• _SUPPLIED MATERIAL_:
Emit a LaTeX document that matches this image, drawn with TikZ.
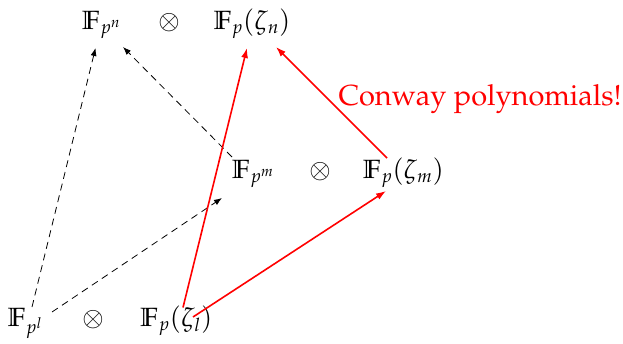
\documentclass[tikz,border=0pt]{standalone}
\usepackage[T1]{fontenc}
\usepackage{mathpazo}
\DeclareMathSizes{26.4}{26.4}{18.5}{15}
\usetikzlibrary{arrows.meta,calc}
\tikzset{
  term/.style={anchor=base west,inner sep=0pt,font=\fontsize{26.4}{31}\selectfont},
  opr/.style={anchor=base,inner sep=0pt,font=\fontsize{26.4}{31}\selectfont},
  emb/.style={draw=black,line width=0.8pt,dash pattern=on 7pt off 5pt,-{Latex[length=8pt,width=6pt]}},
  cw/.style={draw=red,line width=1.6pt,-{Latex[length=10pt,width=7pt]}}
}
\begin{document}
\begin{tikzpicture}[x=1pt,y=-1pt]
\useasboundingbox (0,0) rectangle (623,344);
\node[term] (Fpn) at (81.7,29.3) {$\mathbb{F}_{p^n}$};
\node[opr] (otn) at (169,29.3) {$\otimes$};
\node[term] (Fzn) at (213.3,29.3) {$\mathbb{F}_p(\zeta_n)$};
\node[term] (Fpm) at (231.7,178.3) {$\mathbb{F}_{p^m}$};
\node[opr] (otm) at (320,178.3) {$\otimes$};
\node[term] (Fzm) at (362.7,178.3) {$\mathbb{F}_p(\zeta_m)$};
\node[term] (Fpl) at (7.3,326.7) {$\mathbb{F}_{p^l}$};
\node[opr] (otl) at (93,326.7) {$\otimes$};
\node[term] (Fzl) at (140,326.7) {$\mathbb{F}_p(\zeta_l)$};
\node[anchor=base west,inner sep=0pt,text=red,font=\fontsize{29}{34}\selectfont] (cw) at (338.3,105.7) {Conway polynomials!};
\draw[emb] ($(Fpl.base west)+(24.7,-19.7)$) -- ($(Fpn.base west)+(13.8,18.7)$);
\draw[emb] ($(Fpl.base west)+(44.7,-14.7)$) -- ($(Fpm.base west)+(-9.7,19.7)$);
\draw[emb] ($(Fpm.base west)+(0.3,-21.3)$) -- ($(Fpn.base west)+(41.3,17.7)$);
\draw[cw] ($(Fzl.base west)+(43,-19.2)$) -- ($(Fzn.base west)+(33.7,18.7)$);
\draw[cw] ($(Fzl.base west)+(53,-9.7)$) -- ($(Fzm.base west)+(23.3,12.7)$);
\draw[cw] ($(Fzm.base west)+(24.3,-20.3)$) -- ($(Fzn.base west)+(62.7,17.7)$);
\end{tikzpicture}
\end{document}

• _YOUR TASK_:
Your copy of the data should match it exactly, except that pictures are left out.

• _THE RESULT_:
Emit a LaTeX document that matches this image, drawn with TikZ.
\documentclass[tikz,border=0pt]{standalone}
\usepackage[T1]{fontenc}
\usepackage{mathpazo}
\DeclareMathSizes{26.4}{26.4}{18.5}{15}
\usetikzlibrary{arrows.meta,calc}
\tikzset{
  term/.style={anchor=base west,inner sep=0pt,font=\fontsize{26.4}{31}\selectfont},
  opr/.style={anchor=base,inner sep=0pt,font=\fontsize{26.4}{31}\selectfont},
  emb/.style={draw=black,line width=0.8pt,dash pattern=on 7pt off 5pt,-{Latex[length=8pt,width=6pt]}},
  cw/.style={draw=red,line width=1.6pt,-{Latex[length=10pt,width=7pt]}}
}
\begin{document}
\begin{tikzpicture}[x=1pt,y=-1pt]
\useasboundingbox (0,0) rectangle (623,344);
\node[term] (Fpn) at (81.7,29.3) {$\mathbb{F}_{p^n}$};
\node[opr] (otn) at (169,29.3) {$\otimes$};
\node[term] (Fzn) at (213.3,29.3) {$\mathbb{F}_p(\zeta_n)$};
\node[term] (Fpm) at (231.7,178.3) {$\mathbb{F}_{p^m}$};
\node[opr] (otm) at (320,178.3) {$\otimes$};
\node[term] (Fzm) at (362.7,178.3) {$\mathbb{F}_p(\zeta_m)$};
\node[term] (Fpl) at (7.3,326.7) {$\mathbb{F}_{p^l}$};
\node[opr] (otl) at (93,326.7) {$\otimes$};
\node[term] (Fzl) at (140,326.7) {$\mathbb{F}_p(\zeta_l)$};
\node[anchor=base west,inner sep=0pt,text=red,font=\fontsize{29}{34}\selectfont] (cw) at (338.3,105.7) {Conway polynomials!};
\draw[emb] ($(Fpl.base west)+(24.7,-19.7)$) -- ($(Fpn.base west)+(13.8,18.7)$);
\draw[emb] ($(Fpl.base west)+(44.7,-14.7)$) -- ($(Fpm.base west)+(-9.7,19.7)$);
\draw[emb] ($(Fpm.base west)+(0.3,-21.3)$) -- ($(Fpn.base west)+(41.3,17.7)$);
\draw[cw] ($(Fzl.base west)+(43,-19.2)$) -- ($(Fzn.base west)+(33.7,18.7)$);
\draw[cw] ($(Fzl.base west)+(53,-9.7)$) -- ($(Fzm.base west)+(23.3,12.7)$);
\draw[cw] ($(Fzm.base west)+(24.3,-20.3)$) -- ($(Fzn.base west)+(62.7,17.7)$);
\end{tikzpicture}
\end{document}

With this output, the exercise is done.